The following individuals and businesses donated items for the raffle, silent auction, and feed: Jim Burbidge, Mau Elk Ranch, Hunter Haven, Propane Services, Mike’s Mic (Mike O'Clair), Citizens State Bank, Mohall Fire Department, Farmers Union Insurance, Gooseneck Implement, Renville Elevator in Tolley, Northern Plains Railroad, Gate City Bank, National Oilwell Supply, Engh’s Hardware, Heisler Auto, Buelow Repair, Lamb Honey Farm, Pioneer Drilling, Drinks Inc., Ben and Jessica Fitzsimmons, Johnson Plumbing, SunPrairie Grain, Simply Petals, Flower House Garden Center, Bottineau Farmers Elevator, Shawn Raap, Tina Lenton, BCI, Tracy's Market, Haarsager Farms and Al Dissette.
Those who helped prepare the food and do the setup included Cliff and Teri Wenstad, Les O'Brien, Gary Buelow, George Isaakson, TJ Gehringer, and MANY others!!
The Mouse River Park Recovery T-shirts, along with the DVDs showing photos of the flood at the Park, are still for sale at the Renville County Courthouse or Diane’s Snip-N-Go Salon in Mohall.

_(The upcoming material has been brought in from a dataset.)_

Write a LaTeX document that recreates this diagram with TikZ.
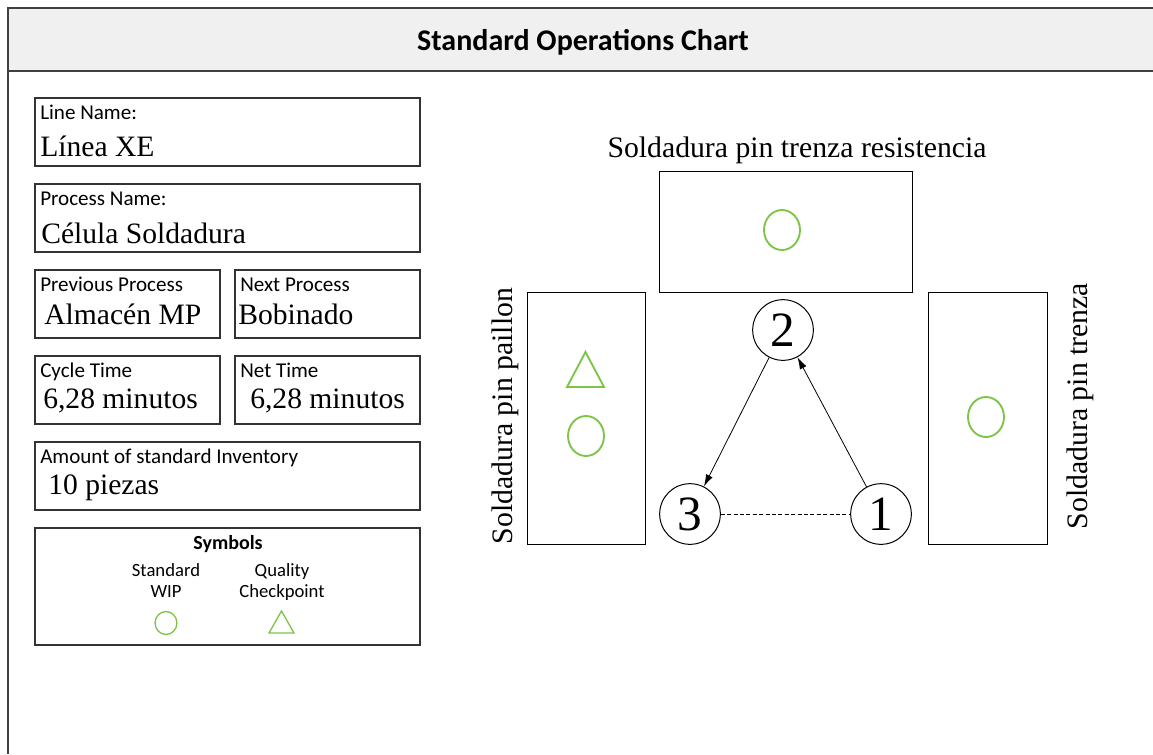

Cash contributions are appreciated, too.
Titus said the county has set up an account for any money or donations received, but no specific projects have been designated for those funds yet. “It will be used for recovery at the Park,” she said. “We have a lot of work to do.”
She paused and then added, “The recovery is a lot more work than what we tried to do to prevent it from happening.”
No meals served this year . . . The Mouse River Park Cafe sustained considerable
damage from the 2011 flood, with mud coating the floor, mold growing on
the walls and fixtures rearranged at the will of the river's flow.
Even the drooping ceiling fan blades show the effects of the Mouse River.